### Instructions to follow
Print the entire listing. Each line must match the original exactly.

### Collected data

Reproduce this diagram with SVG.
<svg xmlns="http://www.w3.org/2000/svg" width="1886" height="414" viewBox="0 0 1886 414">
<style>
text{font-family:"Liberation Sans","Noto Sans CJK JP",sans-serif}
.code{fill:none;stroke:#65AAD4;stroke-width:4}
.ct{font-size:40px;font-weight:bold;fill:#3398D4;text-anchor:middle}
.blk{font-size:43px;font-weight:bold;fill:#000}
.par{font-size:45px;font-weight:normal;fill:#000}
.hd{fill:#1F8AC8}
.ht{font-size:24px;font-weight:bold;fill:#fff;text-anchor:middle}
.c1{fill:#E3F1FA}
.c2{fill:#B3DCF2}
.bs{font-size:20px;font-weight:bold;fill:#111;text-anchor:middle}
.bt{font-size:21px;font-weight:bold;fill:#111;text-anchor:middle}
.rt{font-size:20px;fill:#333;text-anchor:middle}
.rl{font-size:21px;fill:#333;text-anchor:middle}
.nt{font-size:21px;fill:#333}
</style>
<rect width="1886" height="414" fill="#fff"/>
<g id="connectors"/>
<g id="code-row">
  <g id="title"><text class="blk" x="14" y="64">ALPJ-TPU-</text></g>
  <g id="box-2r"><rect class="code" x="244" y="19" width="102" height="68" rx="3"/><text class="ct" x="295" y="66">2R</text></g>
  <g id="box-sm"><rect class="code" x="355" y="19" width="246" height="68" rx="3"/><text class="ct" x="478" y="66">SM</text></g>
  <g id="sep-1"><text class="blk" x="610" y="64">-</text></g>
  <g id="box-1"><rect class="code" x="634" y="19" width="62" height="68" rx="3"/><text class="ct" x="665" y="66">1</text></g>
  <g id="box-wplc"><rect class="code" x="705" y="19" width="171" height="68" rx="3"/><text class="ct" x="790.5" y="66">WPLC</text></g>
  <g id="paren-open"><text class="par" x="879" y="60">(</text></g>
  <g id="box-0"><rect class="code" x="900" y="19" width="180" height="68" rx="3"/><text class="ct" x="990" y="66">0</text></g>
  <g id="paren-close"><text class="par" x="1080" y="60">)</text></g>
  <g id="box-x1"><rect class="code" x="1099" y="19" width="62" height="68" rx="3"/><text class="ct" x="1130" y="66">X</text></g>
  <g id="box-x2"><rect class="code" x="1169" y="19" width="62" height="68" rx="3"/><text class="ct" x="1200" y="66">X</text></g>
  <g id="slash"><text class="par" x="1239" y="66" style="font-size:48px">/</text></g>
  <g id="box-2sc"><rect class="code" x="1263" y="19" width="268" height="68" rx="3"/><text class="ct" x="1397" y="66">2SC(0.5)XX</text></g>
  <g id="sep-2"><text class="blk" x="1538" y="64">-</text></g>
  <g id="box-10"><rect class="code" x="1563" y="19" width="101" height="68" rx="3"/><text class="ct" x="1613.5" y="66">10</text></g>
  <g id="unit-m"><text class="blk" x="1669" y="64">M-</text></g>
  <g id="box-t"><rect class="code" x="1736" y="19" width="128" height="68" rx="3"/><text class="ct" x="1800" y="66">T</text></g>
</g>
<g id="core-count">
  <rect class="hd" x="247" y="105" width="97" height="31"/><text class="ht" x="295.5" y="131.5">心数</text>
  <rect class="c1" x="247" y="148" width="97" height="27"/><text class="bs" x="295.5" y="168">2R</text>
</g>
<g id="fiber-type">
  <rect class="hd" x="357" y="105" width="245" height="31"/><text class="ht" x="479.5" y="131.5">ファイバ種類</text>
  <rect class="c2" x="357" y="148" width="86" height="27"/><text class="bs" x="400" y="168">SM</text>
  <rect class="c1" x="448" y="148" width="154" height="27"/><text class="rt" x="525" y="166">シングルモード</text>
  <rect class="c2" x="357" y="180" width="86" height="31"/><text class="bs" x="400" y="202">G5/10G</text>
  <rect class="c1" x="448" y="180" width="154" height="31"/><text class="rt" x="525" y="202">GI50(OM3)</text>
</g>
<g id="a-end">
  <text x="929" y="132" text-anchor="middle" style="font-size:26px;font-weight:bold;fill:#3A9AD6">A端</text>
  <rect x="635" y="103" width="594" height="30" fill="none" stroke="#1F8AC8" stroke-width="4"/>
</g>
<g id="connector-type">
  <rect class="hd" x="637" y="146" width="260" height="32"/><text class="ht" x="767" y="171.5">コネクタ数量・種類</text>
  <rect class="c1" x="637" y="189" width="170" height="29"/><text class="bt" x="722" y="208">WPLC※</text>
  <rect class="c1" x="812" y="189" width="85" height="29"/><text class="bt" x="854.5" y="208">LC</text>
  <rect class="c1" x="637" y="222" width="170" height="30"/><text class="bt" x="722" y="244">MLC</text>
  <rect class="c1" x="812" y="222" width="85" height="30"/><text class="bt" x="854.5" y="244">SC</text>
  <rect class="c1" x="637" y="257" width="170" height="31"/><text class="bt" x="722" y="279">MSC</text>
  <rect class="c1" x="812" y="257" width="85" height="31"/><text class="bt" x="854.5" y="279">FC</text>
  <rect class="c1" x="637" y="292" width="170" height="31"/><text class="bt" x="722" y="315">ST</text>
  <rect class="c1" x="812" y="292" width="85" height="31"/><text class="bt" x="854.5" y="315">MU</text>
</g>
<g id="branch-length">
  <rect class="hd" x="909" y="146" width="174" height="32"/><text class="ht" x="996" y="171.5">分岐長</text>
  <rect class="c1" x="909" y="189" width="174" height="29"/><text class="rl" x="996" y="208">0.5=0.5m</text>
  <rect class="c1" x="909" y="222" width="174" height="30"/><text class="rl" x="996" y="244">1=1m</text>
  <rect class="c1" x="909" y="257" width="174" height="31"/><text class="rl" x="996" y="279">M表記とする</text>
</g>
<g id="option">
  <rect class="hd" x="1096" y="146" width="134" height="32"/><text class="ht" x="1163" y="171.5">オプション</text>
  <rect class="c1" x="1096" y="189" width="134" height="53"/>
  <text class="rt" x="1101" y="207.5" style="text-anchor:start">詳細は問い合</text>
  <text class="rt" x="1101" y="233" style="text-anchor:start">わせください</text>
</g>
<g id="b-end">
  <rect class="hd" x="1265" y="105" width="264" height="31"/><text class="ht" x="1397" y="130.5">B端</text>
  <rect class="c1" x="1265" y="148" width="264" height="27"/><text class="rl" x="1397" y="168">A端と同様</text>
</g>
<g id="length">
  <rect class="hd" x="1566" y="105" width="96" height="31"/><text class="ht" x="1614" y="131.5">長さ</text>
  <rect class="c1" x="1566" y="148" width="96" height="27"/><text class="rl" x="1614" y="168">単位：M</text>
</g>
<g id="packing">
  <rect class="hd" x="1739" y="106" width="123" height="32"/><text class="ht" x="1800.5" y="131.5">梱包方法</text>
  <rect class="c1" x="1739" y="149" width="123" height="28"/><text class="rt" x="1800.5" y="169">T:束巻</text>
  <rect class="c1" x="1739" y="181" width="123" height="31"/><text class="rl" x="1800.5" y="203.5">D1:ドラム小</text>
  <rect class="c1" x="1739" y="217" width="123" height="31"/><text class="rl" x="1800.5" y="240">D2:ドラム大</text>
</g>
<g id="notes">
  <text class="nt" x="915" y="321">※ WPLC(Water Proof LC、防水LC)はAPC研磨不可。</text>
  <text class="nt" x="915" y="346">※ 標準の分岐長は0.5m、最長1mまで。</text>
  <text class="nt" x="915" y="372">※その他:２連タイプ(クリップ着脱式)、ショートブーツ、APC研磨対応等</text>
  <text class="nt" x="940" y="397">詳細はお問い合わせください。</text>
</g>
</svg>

### Written answer
Reproduce this diagram with SVG.
<svg xmlns="http://www.w3.org/2000/svg" width="1886" height="414" viewBox="0 0 1886 414">
<style>
text{font-family:"Liberation Sans","Noto Sans CJK JP",sans-serif}
.code{fill:none;stroke:#65AAD4;stroke-width:4}
.ct{font-size:40px;font-weight:bold;fill:#3398D4;text-anchor:middle}
.blk{font-size:43px;font-weight:bold;fill:#000}
.par{font-size:45px;font-weight:normal;fill:#000}
.hd{fill:#1F8AC8}
.ht{font-size:24px;font-weight:bold;fill:#fff;text-anchor:middle}
.c1{fill:#E3F1FA}
.c2{fill:#B3DCF2}
.bs{font-size:20px;font-weight:bold;fill:#111;text-anchor:middle}
.bt{font-size:21px;font-weight:bold;fill:#111;text-anchor:middle}
.rt{font-size:20px;fill:#333;text-anchor:middle}
.rl{font-size:21px;fill:#333;text-anchor:middle}
.nt{font-size:21px;fill:#333}
</style>
<rect width="1886" height="414" fill="#fff"/>
<g id="connectors"/>
<g id="code-row">
  <g id="title"><text class="blk" x="14" y="64">ALPJ-TPU-</text></g>
  <g id="box-2r"><rect class="code" x="244" y="19" width="102" height="68" rx="3"/><text class="ct" x="295" y="66">2R</text></g>
  <g id="box-sm"><rect class="code" x="355" y="19" width="246" height="68" rx="3"/><text class="ct" x="478" y="66">SM</text></g>
  <g id="sep-1"><text class="blk" x="610" y="64">-</text></g>
  <g id="box-1"><rect class="code" x="634" y="19" width="62" height="68" rx="3"/><text class="ct" x="665" y="66">1</text></g>
  <g id="box-wplc"><rect class="code" x="705" y="19" width="171" height="68" rx="3"/><text class="ct" x="790.5" y="66">WPLC</text></g>
  <g id="paren-open"><text class="par" x="879" y="60">(</text></g>
  <g id="box-0"><rect class="code" x="900" y="19" width="180" height="68" rx="3"/><text class="ct" x="990" y="66">0</text></g>
  <g id="paren-close"><text class="par" x="1080" y="60">)</text></g>
  <g id="box-x1"><rect class="code" x="1099" y="19" width="62" height="68" rx="3"/><text class="ct" x="1130" y="66">X</text></g>
  <g id="box-x2"><rect class="code" x="1169" y="19" width="62" height="68" rx="3"/><text class="ct" x="1200" y="66">X</text></g>
  <g id="slash"><text class="par" x="1239" y="66" style="font-size:48px">/</text></g>
  <g id="box-2sc"><rect class="code" x="1263" y="19" width="268" height="68" rx="3"/><text class="ct" x="1397" y="66">2SC(0.5)XX</text></g>
  <g id="sep-2"><text class="blk" x="1538" y="64">-</text></g>
  <g id="box-10"><rect class="code" x="1563" y="19" width="101" height="68" rx="3"/><text class="ct" x="1613.5" y="66">10</text></g>
  <g id="unit-m"><text class="blk" x="1669" y="64">M-</text></g>
  <g id="box-t"><rect class="code" x="1736" y="19" width="128" height="68" rx="3"/><text class="ct" x="1800" y="66">T</text></g>
</g>
<g id="core-count">
  <rect class="hd" x="247" y="105" width="97" height="31"/><text class="ht" x="295.5" y="131.5">心数</text>
  <rect class="c1" x="247" y="148" width="97" height="27"/><text class="bs" x="295.5" y="168">2R</text>
</g>
<g id="fiber-type">
  <rect class="hd" x="357" y="105" width="245" height="31"/><text class="ht" x="479.5" y="131.5">ファイバ種類</text>
  <rect class="c2" x="357" y="148" width="86" height="27"/><text class="bs" x="400" y="168">SM</text>
  <rect class="c1" x="448" y="148" width="154" height="27"/><text class="rt" x="525" y="166">シングルモード</text>
  <rect class="c2" x="357" y="180" width="86" height="31"/><text class="bs" x="400" y="202">G5/10G</text>
  <rect class="c1" x="448" y="180" width="154" height="31"/><text class="rt" x="525" y="202">GI50(OM3)</text>
</g>
<g id="a-end">
  <text x="929" y="132" text-anchor="middle" style="font-size:26px;font-weight:bold;fill:#3A9AD6">A端</text>
  <rect x="635" y="103" width="594" height="30" fill="none" stroke="#1F8AC8" stroke-width="4"/>
</g>
<g id="connector-type">
  <rect class="hd" x="637" y="146" width="260" height="32"/><text class="ht" x="767" y="171.5">コネクタ数量・種類</text>
  <rect class="c1" x="637" y="189" width="170" height="29"/><text class="bt" x="722" y="208">WPLC※</text>
  <rect class="c1" x="812" y="189" width="85" height="29"/><text class="bt" x="854.5" y="208">LC</text>
  <rect class="c1" x="637" y="222" width="170" height="30"/><text class="bt" x="722" y="244">MLC</text>
  <rect class="c1" x="812" y="222" width="85" height="30"/><text class="bt" x="854.5" y="244">SC</text>
  <rect class="c1" x="637" y="257" width="170" height="31"/><text class="bt" x="722" y="279">MSC</text>
  <rect class="c1" x="812" y="257" width="85" height="31"/><text class="bt" x="854.5" y="279">FC</text>
  <rect class="c1" x="637" y="292" width="170" height="31"/><text class="bt" x="722" y="315">ST</text>
  <rect class="c1" x="812" y="292" width="85" height="31"/><text class="bt" x="854.5" y="315">MU</text>
</g>
<g id="branch-length">
  <rect class="hd" x="909" y="146" width="174" height="32"/><text class="ht" x="996" y="171.5">分岐長</text>
  <rect class="c1" x="909" y="189" width="174" height="29"/><text class="rl" x="996" y="208">0.5=0.5m</text>
  <rect class="c1" x="909" y="222" width="174" height="30"/><text class="rl" x="996" y="244">1=1m</text>
  <rect class="c1" x="909" y="257" width="174" height="31"/><text class="rl" x="996" y="279">M表記とする</text>
</g>
<g id="option">
  <rect class="hd" x="1096" y="146" width="134" height="32"/><text class="ht" x="1163" y="171.5">オプション</text>
  <rect class="c1" x="1096" y="189" width="134" height="53"/>
  <text class="rt" x="1101" y="207.5" style="text-anchor:start">詳細は問い合</text>
  <text class="rt" x="1101" y="233" style="text-anchor:start">わせください</text>
</g>
<g id="b-end">
  <rect class="hd" x="1265" y="105" width="264" height="31"/><text class="ht" x="1397" y="130.5">B端</text>
  <rect class="c1" x="1265" y="148" width="264" height="27"/><text class="rl" x="1397" y="168">A端と同様</text>
</g>
<g id="length">
  <rect class="hd" x="1566" y="105" width="96" height="31"/><text class="ht" x="1614" y="131.5">長さ</text>
  <rect class="c1" x="1566" y="148" width="96" height="27"/><text class="rl" x="1614" y="168">単位：M</text>
</g>
<g id="packing">
  <rect class="hd" x="1739" y="106" width="123" height="32"/><text class="ht" x="1800.5" y="131.5">梱包方法</text>
  <rect class="c1" x="1739" y="149" width="123" height="28"/><text class="rt" x="1800.5" y="169">T:束巻</text>
  <rect class="c1" x="1739" y="181" width="123" height="31"/><text class="rl" x="1800.5" y="203.5">D1:ドラム小</text>
  <rect class="c1" x="1739" y="217" width="123" height="31"/><text class="rl" x="1800.5" y="240">D2:ドラム大</text>
</g>
<g id="notes">
  <text class="nt" x="915" y="321">※ WPLC(Water Proof LC、防水LC)はAPC研磨不可。</text>
  <text class="nt" x="915" y="346">※ 標準の分岐長は0.5m、最長1mまで。</text>
  <text class="nt" x="915" y="372">※その他:２連タイプ(クリップ着脱式)、ショートブーツ、APC研磨対応等</text>
  <text class="nt" x="940" y="397">詳細はお問い合わせください。</text>
</g>
</svg>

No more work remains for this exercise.